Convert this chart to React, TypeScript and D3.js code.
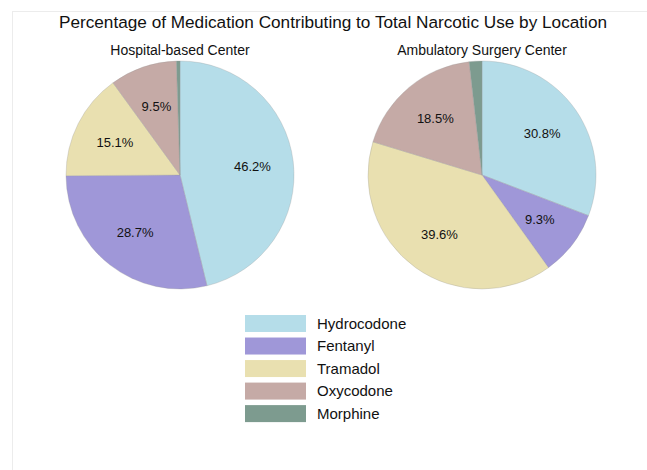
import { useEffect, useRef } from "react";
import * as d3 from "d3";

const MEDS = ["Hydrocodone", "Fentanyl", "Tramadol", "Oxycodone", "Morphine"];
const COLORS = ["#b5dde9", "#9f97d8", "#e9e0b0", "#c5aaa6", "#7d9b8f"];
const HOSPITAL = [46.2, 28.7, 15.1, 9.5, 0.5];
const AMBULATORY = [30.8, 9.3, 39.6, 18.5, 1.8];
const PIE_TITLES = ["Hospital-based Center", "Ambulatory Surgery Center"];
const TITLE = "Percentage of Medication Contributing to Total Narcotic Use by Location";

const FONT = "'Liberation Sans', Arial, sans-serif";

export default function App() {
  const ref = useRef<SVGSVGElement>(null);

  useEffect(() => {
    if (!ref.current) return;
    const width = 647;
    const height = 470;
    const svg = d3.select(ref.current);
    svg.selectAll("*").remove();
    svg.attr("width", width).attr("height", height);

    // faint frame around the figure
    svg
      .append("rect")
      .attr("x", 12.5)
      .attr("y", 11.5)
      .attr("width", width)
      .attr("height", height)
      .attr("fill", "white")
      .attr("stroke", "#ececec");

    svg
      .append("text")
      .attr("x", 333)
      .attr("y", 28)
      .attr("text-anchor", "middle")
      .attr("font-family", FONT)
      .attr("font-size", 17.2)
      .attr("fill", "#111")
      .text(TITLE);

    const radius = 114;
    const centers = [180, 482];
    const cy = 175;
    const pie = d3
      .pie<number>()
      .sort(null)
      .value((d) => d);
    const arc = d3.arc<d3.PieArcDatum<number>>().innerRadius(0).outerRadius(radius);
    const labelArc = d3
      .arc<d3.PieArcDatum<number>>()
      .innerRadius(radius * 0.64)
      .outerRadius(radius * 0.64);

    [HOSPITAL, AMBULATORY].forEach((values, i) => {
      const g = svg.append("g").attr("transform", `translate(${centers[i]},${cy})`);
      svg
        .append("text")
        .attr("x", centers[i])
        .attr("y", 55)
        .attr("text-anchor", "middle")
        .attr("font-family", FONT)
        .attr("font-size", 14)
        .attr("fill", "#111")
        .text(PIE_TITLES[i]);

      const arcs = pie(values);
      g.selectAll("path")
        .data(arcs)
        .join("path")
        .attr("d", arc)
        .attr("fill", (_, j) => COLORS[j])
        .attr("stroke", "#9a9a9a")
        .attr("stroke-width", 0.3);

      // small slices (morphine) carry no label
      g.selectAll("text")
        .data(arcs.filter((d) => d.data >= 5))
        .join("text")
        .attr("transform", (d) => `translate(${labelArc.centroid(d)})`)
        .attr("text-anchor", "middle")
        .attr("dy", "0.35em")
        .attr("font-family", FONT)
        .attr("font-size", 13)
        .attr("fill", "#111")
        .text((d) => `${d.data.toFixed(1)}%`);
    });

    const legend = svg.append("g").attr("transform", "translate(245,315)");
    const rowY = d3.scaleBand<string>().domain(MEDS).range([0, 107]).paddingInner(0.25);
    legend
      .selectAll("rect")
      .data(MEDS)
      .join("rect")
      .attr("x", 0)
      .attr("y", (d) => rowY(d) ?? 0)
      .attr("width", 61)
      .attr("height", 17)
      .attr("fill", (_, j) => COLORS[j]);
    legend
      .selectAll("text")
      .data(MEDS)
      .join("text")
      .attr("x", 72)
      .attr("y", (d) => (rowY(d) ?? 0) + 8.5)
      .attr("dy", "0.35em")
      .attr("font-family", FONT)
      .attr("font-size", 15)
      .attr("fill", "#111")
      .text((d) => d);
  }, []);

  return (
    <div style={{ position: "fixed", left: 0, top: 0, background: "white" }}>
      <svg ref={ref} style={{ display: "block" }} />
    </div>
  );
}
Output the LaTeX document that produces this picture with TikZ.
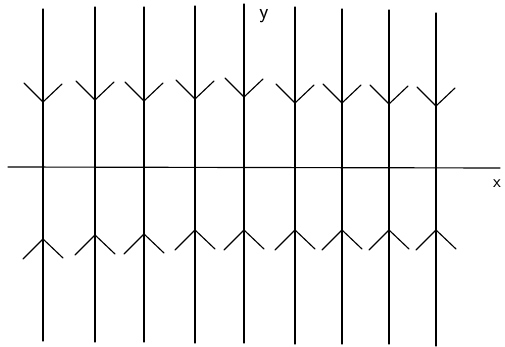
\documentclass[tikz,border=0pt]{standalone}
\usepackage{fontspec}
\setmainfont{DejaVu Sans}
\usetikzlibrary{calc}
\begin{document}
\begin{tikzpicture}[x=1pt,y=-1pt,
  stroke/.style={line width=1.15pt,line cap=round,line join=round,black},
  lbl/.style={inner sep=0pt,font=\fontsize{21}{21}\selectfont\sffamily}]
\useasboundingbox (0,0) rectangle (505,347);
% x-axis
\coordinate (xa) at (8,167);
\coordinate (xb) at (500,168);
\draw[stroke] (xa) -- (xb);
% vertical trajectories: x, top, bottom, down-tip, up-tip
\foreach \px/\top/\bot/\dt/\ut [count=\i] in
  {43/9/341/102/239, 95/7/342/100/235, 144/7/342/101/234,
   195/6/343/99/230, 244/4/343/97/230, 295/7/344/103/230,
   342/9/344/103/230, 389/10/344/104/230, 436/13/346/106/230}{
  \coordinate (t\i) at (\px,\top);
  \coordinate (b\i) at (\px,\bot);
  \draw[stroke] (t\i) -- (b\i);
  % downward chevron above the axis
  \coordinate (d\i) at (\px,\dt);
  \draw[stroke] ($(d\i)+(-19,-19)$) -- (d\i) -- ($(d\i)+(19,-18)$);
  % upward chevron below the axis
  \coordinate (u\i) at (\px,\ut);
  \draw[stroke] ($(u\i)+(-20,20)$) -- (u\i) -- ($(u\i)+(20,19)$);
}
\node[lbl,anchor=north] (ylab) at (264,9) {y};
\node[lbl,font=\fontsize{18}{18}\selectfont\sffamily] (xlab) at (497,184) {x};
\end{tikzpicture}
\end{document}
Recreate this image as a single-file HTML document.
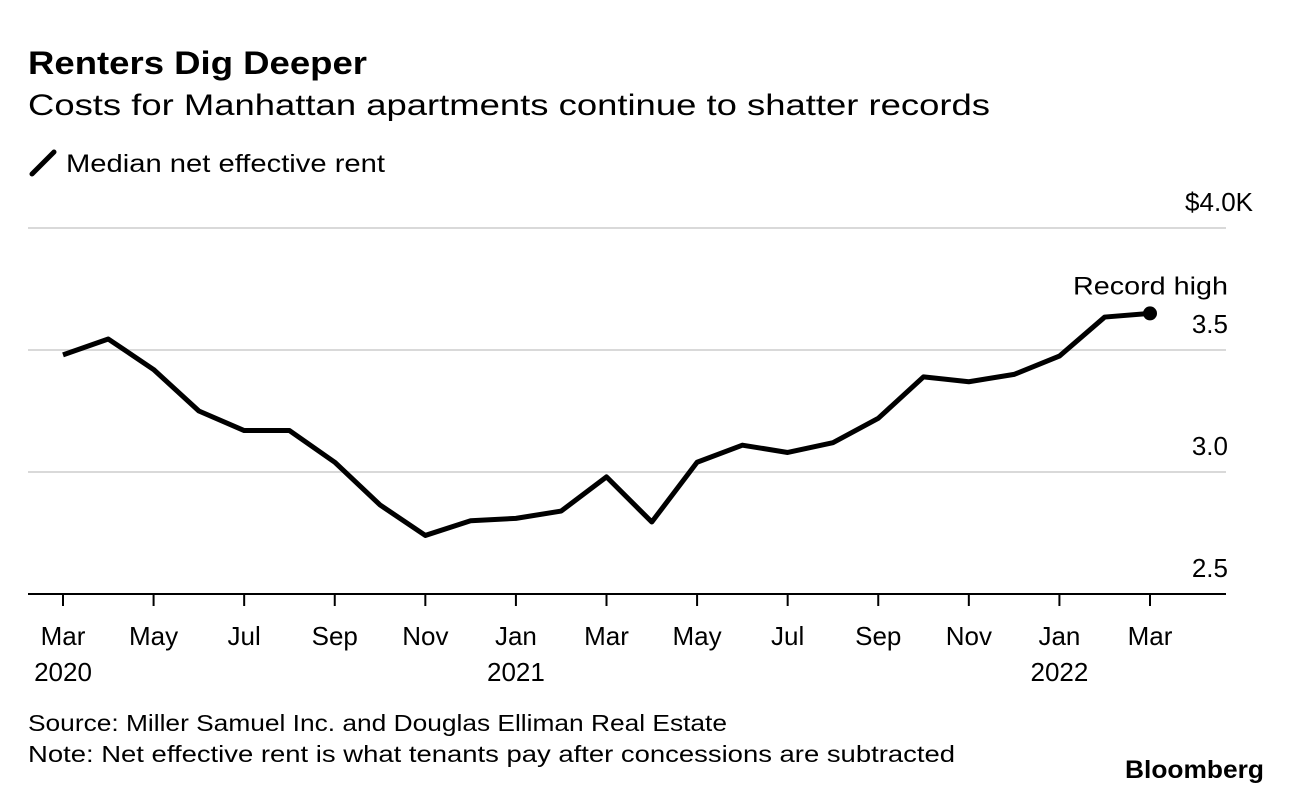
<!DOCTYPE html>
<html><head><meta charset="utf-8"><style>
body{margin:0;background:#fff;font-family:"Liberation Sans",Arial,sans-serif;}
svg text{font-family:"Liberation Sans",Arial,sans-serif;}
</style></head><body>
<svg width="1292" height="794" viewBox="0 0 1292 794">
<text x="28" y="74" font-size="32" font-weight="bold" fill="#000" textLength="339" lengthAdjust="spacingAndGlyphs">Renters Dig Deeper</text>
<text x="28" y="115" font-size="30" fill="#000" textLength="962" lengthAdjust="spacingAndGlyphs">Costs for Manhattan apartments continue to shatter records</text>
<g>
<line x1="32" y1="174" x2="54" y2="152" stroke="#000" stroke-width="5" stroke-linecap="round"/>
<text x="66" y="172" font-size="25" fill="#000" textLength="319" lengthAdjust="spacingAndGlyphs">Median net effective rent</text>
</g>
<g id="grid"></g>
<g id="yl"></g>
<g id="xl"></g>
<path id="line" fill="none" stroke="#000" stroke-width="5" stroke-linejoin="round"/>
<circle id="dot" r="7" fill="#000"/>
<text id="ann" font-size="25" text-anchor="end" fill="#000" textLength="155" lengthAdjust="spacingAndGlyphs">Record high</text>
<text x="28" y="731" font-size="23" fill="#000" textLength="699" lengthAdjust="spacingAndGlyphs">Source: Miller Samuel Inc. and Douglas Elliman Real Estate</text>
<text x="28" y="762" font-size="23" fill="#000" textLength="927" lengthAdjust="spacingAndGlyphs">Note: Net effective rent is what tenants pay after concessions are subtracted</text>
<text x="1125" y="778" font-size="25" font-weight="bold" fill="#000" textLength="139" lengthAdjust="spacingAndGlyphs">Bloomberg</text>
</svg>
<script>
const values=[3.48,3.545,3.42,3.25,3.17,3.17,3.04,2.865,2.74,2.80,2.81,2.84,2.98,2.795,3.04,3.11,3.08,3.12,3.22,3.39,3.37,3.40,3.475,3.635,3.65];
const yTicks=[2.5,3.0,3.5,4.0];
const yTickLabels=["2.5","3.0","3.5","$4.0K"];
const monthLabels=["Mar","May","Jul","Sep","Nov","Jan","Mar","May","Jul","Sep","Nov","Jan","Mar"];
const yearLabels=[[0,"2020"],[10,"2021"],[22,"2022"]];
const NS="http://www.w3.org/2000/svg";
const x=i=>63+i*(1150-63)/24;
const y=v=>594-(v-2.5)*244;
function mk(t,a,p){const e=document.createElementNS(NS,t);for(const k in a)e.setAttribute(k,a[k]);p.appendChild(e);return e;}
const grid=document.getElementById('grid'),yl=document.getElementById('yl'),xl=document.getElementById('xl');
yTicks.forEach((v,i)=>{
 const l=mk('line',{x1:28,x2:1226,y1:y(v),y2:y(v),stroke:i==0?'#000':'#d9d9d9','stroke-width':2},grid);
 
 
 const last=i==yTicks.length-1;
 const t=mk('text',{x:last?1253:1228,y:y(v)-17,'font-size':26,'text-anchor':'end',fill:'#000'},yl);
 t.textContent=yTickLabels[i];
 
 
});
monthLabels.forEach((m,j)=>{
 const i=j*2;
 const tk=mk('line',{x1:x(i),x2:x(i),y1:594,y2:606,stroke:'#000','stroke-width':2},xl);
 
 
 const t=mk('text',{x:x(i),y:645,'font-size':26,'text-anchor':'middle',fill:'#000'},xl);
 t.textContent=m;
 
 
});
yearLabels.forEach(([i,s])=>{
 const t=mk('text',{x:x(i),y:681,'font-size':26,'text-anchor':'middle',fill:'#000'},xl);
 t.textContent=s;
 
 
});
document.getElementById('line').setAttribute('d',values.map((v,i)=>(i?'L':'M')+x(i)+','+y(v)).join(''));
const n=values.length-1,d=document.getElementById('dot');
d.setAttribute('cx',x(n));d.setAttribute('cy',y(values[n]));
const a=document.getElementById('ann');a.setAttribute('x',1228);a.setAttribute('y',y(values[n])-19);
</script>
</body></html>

= = =

Quote, please, every line of the material above from its start through the line that has "import * as", reproducing the words exactly and dropping any images.

• Finished exercise:
Convert this chart to React, TypeScript and D3.js code.
import { useEffect, useRef } from "react";
import * as d3 from "d3";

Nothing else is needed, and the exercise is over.